> _Prompt_: Output the lines of the entries below beginning at the one with "Give me the TikZ source for this diagram." and ending with the last, exactly as written and without pictures.
___
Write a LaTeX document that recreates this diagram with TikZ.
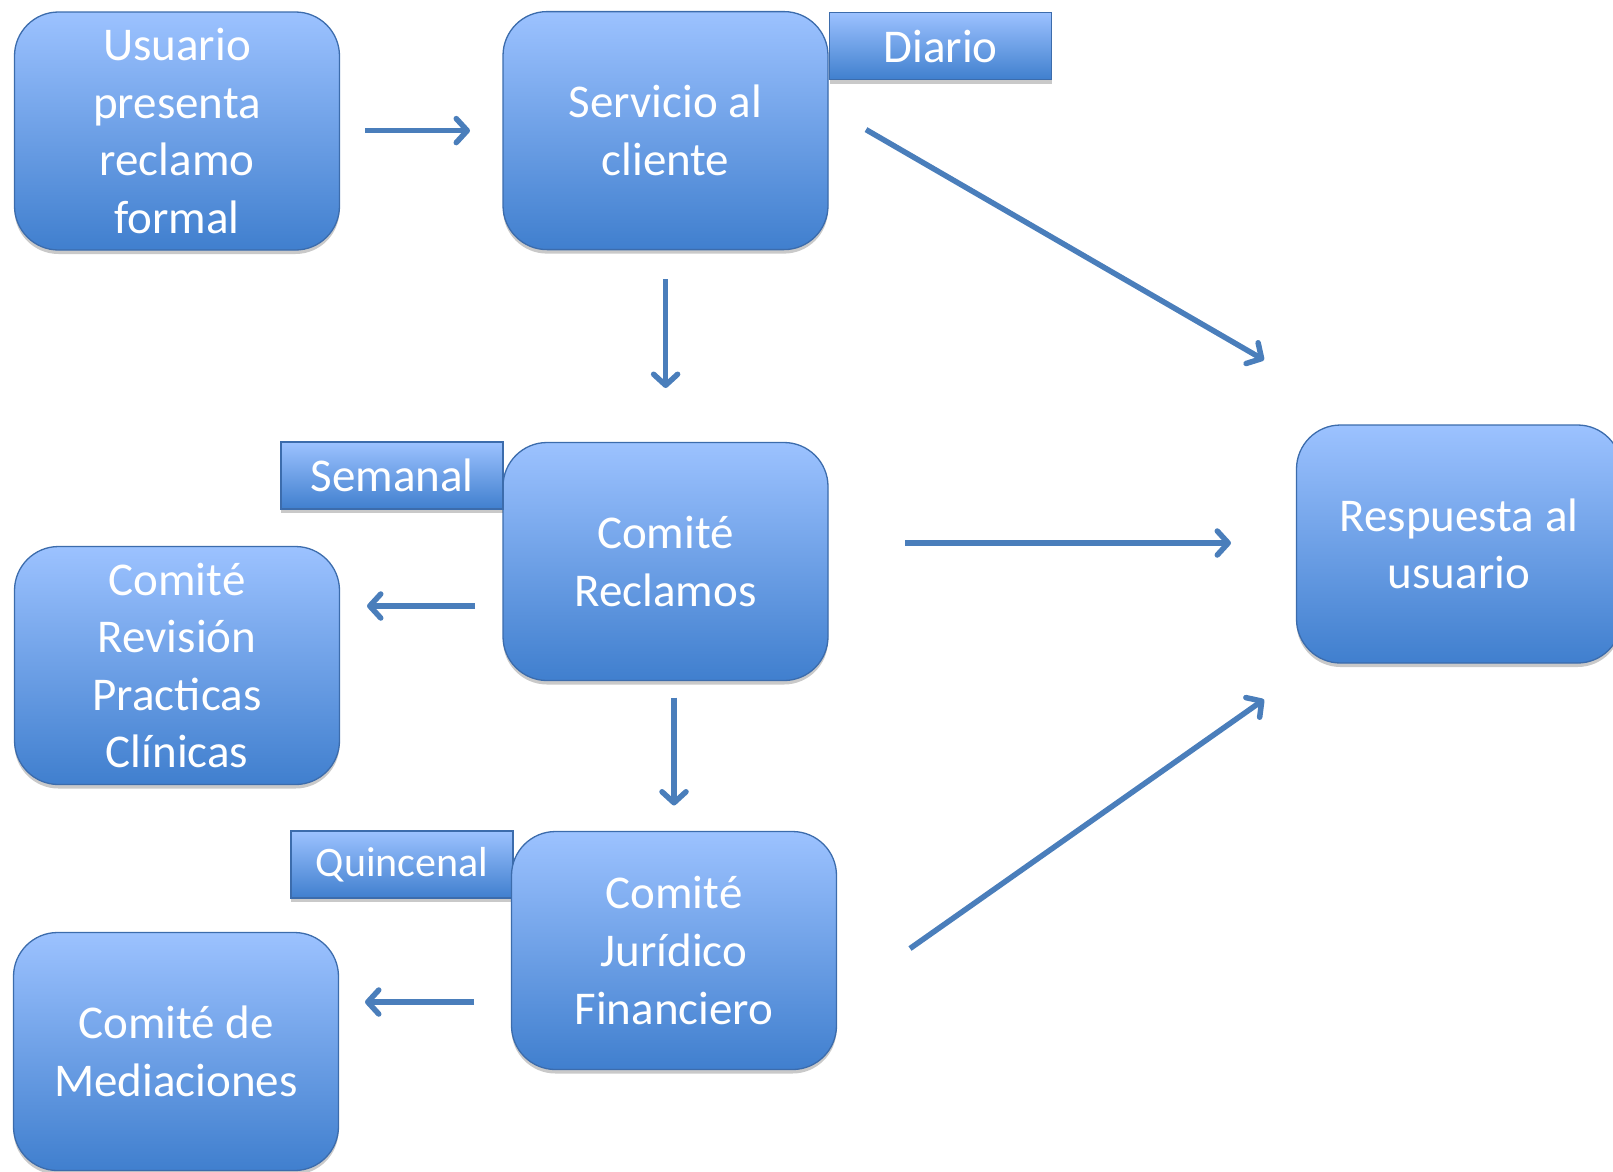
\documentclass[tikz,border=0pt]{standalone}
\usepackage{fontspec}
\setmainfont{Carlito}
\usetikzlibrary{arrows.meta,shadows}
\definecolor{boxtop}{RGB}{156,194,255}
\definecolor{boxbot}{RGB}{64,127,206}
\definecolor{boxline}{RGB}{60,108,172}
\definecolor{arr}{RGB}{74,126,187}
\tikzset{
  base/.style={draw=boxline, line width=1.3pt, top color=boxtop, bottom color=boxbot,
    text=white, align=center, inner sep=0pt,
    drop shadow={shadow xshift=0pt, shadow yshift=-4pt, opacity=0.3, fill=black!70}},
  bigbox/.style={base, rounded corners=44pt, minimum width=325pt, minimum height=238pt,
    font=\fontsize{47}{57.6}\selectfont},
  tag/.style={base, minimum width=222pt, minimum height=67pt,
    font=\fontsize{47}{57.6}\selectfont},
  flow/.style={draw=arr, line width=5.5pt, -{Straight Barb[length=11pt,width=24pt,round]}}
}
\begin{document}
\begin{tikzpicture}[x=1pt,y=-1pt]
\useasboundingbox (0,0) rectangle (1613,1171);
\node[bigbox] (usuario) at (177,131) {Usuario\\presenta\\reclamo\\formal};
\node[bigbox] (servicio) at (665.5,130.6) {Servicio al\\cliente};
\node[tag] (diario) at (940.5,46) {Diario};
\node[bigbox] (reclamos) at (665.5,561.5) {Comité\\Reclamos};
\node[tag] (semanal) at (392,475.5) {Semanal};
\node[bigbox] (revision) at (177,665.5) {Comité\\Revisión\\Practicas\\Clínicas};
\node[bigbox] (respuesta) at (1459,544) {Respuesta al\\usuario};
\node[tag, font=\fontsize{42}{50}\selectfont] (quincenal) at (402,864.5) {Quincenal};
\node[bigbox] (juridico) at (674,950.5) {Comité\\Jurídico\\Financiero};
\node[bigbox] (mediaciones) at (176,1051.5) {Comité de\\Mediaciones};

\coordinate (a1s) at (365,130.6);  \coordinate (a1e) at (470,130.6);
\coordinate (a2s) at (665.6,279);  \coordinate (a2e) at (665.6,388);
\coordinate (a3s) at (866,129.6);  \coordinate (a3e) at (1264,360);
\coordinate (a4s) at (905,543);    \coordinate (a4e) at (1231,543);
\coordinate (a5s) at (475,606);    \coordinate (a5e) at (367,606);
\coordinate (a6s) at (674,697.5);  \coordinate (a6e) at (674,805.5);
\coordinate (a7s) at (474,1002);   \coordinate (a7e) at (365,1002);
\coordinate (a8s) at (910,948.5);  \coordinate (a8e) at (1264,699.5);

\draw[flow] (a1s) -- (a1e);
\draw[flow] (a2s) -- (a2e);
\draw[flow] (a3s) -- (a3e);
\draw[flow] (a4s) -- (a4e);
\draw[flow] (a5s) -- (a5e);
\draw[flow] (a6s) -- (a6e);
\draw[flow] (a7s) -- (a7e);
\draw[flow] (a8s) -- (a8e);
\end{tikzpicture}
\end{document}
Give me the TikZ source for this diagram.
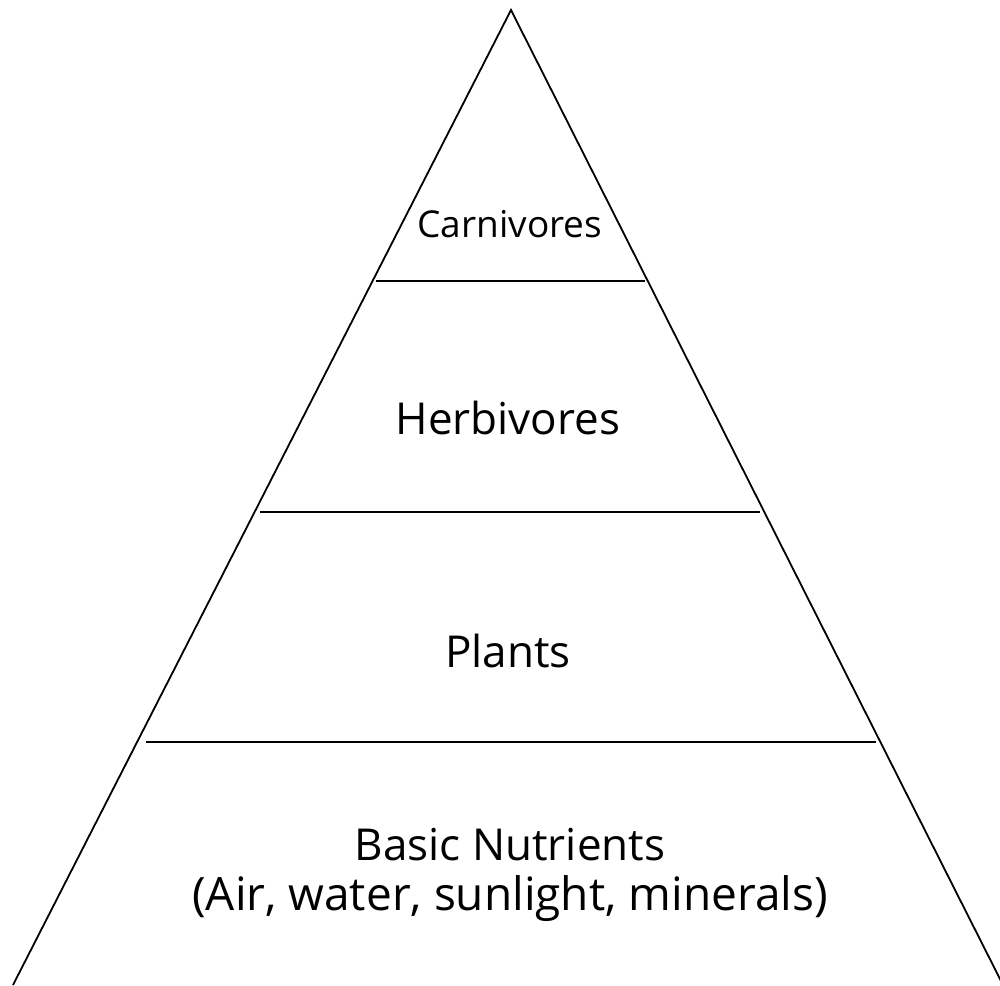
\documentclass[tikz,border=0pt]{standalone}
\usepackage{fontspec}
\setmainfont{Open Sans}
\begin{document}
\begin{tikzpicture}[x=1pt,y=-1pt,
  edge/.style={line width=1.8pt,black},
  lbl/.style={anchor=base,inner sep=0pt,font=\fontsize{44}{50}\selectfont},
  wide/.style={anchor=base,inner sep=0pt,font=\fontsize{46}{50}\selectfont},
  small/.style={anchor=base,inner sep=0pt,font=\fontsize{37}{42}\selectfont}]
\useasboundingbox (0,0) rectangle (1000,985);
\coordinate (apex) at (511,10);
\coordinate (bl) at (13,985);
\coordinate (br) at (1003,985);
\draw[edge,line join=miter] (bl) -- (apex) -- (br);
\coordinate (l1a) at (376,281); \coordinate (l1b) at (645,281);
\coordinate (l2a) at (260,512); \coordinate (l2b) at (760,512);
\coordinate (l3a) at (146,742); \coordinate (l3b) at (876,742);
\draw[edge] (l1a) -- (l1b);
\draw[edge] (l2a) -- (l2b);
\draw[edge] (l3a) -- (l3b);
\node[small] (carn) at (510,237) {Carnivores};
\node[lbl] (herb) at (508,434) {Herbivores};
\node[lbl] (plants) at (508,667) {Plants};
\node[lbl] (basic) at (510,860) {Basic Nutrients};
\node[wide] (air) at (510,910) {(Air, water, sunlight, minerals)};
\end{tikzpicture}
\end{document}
___
> _Output of the exercise_:
Give me the TikZ source for this diagram.
\documentclass[tikz,border=0pt]{standalone}
\usepackage{fontspec}
\setmainfont{Open Sans}
\begin{document}
\begin{tikzpicture}[x=1pt,y=-1pt,
  edge/.style={line width=1.8pt,black},
  lbl/.style={anchor=base,inner sep=0pt,font=\fontsize{44}{50}\selectfont},
  wide/.style={anchor=base,inner sep=0pt,font=\fontsize{46}{50}\selectfont},
  small/.style={anchor=base,inner sep=0pt,font=\fontsize{37}{42}\selectfont}]
\useasboundingbox (0,0) rectangle (1000,985);
\coordinate (apex) at (511,10);
\coordinate (bl) at (13,985);
\coordinate (br) at (1003,985);
\draw[edge,line join=miter] (bl) -- (apex) -- (br);
\coordinate (l1a) at (376,281); \coordinate (l1b) at (645,281);
\coordinate (l2a) at (260,512); \coordinate (l2b) at (760,512);
\coordinate (l3a) at (146,742); \coordinate (l3b) at (876,742);
\draw[edge] (l1a) -- (l1b);
\draw[edge] (l2a) -- (l2b);
\draw[edge] (l3a) -- (l3b);
\node[small] (carn) at (510,237) {Carnivores};
\node[lbl] (herb) at (508,434) {Herbivores};
\node[lbl] (plants) at (508,667) {Plants};
\node[lbl] (basic) at (510,860) {Basic Nutrients};
\node[wide] (air) at (510,910) {(Air, water, sunlight, minerals)};
\end{tikzpicture}
\end{document}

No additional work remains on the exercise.